The term wave number refers to the number of complete wave cycles of an electromagnetic field (EM field) that exist in one meter (1 m) of linear space. Wave number is expressed in reciprocal meters (m-1).

The wave number for an EM field is equal to 2 pi divided by the wavelength in meters. (In some references, it is defined as the reciprocal of the wavelength in meters; in still others, it is defined as the reciprocal of the wavelength in centimeters.) As the wavelength grows shorter, the wave number becomes larger.

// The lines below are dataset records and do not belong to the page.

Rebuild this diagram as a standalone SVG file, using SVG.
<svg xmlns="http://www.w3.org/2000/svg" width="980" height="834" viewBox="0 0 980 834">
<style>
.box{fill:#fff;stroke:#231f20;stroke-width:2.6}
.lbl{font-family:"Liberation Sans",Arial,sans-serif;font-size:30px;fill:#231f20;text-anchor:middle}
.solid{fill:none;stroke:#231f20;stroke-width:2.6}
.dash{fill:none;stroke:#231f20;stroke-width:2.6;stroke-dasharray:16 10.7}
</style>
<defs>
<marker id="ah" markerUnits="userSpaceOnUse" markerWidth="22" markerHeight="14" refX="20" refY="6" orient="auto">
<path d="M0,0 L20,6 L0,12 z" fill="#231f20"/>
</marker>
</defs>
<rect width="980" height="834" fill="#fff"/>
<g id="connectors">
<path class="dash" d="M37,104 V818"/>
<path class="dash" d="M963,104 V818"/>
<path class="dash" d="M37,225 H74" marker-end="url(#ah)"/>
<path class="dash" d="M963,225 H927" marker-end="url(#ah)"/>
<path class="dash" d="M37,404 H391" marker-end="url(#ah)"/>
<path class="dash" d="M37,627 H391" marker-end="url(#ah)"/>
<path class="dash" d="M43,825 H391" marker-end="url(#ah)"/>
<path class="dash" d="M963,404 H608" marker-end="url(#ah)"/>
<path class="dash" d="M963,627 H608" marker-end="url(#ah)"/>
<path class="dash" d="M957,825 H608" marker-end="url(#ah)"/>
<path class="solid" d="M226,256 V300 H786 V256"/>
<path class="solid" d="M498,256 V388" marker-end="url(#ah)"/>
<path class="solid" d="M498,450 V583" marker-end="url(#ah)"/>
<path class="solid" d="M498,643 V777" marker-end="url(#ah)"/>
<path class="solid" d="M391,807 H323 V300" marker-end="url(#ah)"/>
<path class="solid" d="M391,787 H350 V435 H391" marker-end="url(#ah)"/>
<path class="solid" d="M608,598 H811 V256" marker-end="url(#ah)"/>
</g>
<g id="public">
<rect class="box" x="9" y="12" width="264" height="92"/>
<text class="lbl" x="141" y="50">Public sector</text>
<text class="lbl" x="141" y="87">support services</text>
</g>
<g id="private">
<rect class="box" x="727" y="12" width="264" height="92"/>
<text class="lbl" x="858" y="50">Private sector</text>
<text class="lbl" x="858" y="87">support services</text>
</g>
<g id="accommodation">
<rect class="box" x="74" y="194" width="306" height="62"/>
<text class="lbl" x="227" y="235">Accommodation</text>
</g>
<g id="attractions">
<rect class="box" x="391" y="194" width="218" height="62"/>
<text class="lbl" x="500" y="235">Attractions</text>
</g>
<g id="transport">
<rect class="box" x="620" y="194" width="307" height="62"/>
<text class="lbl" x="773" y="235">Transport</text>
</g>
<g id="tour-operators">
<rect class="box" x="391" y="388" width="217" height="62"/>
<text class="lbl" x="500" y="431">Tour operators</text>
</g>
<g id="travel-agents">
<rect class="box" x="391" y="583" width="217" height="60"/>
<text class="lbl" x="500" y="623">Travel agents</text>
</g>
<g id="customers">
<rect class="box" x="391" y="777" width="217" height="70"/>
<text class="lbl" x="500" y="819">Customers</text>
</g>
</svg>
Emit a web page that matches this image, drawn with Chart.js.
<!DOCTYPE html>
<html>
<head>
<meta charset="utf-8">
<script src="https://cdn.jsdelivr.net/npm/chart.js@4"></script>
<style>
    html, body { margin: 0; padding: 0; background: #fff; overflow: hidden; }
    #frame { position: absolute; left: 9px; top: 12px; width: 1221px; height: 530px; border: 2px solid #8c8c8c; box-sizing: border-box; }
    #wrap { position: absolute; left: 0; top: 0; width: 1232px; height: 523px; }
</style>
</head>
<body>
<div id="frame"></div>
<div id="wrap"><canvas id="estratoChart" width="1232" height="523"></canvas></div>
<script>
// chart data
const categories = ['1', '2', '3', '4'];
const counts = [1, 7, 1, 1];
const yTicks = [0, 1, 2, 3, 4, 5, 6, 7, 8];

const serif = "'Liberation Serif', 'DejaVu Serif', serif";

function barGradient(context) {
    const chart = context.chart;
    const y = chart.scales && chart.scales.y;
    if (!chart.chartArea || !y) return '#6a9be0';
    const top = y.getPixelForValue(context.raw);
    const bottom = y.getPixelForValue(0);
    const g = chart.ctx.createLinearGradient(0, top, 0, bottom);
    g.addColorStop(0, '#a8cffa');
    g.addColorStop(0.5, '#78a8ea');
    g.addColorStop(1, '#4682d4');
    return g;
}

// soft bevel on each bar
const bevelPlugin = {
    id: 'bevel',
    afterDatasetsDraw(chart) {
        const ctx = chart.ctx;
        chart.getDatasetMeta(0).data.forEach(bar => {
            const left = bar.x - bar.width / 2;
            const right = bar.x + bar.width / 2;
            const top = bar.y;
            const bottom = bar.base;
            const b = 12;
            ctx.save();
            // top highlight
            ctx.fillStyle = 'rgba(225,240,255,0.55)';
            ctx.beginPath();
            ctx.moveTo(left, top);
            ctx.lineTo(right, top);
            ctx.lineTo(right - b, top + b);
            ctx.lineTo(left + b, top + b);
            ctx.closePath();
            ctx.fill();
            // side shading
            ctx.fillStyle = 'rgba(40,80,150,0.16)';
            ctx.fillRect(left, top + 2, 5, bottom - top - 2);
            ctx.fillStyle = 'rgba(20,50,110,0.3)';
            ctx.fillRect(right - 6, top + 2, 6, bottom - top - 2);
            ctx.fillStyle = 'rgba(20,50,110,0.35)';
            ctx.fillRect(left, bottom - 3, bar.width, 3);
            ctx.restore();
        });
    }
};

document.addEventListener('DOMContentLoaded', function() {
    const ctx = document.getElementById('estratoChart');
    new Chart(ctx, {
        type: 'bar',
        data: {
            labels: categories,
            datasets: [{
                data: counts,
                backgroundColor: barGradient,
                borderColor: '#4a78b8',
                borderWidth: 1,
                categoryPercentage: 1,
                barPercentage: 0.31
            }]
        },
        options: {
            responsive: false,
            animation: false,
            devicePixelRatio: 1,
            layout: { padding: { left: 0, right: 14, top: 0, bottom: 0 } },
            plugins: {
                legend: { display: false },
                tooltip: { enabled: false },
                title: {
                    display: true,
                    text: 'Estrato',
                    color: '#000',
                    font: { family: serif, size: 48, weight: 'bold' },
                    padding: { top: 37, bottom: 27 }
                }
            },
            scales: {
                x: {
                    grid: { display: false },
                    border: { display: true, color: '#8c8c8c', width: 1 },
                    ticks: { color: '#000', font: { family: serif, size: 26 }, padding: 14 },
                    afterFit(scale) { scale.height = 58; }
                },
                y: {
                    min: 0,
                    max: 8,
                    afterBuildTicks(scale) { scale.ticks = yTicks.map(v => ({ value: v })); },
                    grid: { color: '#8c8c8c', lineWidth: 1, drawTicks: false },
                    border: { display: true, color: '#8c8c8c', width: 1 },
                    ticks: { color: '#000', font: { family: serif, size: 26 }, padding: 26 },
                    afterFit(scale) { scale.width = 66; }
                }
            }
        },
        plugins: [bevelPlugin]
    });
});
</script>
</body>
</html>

Wave number is usually specified for an EM field in a vacuum, also called free space. In most situations, the air is equivalent to a vacuum. In media other than free space, the wave number for a given EM field may increase. When a ray of light passes from air into water or glass, or a radio signal propagates through a polyethylene dielectric rather than air, the wavelength is shortened because the speed of propagation decreases. This causes the wave number to increase.

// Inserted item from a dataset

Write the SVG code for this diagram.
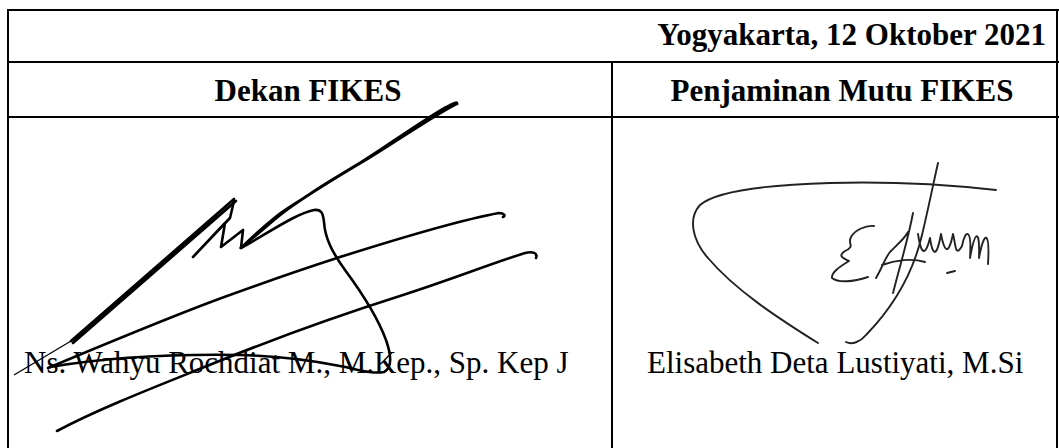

In free space, the wave number k (in reciprocal meters) is related to the frequency f (in hertz) according to the following formula:

k = f/c

where c is the speed of EM propagation in free space, approximately equal to 2.99792 x 108 meters per second.

In media other than free space, c must be multiplied by a velocity factor v. The velocity factor for a particular medium is the ratio of the speed of EM propagation in that medium to the speed of EM propagation in free space. As such, the velocity factor is always greater than 0 and less than or equal to 1. Taking velocity factor into account, the above formula becomes:

k = f/(vc)

See also EM field, frequency, and wavelength.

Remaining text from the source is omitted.